» What the task requires
From the entries below, copy every line where the string "this" appears.

===============

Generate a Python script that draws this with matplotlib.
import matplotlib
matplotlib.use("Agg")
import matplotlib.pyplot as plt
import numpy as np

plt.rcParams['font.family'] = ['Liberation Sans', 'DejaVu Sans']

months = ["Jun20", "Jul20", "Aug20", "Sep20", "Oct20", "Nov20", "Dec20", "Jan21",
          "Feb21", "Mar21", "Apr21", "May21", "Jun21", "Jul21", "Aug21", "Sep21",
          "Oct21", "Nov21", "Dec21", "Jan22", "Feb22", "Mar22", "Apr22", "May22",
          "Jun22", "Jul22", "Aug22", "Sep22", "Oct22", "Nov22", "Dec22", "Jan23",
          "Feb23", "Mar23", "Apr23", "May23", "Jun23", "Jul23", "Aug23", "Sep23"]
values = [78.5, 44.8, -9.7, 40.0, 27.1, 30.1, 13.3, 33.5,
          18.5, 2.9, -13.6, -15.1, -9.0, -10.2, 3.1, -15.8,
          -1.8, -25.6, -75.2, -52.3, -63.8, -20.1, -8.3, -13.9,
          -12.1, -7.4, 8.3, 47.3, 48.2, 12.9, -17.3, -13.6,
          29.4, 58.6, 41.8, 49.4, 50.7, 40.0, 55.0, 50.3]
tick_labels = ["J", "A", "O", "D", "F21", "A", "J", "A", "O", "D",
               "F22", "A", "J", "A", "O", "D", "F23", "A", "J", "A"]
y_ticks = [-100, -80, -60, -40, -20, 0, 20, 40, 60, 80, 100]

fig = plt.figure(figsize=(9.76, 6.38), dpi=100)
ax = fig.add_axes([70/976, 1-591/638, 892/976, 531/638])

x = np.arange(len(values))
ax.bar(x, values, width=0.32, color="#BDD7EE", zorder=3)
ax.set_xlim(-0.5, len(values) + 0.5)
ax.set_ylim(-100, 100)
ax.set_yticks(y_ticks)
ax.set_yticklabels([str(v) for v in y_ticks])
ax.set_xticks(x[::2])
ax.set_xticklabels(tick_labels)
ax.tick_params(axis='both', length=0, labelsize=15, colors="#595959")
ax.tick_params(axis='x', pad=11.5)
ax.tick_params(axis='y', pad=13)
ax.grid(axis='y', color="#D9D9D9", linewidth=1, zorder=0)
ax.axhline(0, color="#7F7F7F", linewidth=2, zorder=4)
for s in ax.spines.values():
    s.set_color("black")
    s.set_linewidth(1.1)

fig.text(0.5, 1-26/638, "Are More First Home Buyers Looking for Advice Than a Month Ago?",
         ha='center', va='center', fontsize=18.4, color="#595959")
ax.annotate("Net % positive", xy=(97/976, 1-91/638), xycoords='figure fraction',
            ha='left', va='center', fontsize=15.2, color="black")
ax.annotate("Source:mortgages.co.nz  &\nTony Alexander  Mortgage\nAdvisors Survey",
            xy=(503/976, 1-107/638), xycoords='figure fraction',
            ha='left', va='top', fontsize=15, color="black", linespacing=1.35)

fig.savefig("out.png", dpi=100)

===============

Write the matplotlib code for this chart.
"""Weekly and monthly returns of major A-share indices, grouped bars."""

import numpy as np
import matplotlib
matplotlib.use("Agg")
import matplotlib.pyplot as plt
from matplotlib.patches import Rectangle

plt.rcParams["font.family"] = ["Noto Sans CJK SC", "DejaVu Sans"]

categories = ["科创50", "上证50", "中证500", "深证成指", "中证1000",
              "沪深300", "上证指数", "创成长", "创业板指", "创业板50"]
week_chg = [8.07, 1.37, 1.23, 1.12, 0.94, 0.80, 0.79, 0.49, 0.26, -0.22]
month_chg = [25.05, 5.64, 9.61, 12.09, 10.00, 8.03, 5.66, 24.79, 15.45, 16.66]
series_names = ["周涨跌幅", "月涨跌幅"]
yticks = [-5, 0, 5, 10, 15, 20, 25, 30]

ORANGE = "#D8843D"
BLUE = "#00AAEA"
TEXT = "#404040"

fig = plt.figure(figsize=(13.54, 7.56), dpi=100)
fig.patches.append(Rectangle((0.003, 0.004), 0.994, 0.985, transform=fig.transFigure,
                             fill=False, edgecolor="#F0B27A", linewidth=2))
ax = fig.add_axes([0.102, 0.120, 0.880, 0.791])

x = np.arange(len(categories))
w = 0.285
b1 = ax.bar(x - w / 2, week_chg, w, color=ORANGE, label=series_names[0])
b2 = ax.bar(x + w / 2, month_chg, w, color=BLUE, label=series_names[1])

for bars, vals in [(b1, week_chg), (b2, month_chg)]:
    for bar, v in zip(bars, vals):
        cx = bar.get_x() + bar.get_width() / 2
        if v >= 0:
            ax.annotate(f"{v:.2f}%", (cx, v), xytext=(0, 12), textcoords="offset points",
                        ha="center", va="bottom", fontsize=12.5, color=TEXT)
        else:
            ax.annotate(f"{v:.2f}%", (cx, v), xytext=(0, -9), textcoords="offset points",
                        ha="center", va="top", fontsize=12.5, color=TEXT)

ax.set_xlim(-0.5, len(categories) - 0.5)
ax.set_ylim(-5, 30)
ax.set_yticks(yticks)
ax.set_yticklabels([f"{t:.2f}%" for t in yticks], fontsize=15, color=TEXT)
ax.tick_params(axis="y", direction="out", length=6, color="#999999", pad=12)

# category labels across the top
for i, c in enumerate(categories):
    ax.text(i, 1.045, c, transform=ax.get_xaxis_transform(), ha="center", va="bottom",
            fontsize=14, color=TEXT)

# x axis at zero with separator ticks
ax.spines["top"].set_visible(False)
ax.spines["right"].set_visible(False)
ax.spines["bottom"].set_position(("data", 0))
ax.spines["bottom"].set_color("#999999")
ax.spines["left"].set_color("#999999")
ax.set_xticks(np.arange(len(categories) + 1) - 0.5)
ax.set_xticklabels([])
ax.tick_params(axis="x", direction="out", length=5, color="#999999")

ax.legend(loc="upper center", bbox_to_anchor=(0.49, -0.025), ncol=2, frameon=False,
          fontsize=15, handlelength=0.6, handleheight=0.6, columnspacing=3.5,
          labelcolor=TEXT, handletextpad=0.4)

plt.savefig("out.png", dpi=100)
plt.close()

===============

» Task solution
Generate a Python script that draws this with matplotlib.
Write the matplotlib code for this chart.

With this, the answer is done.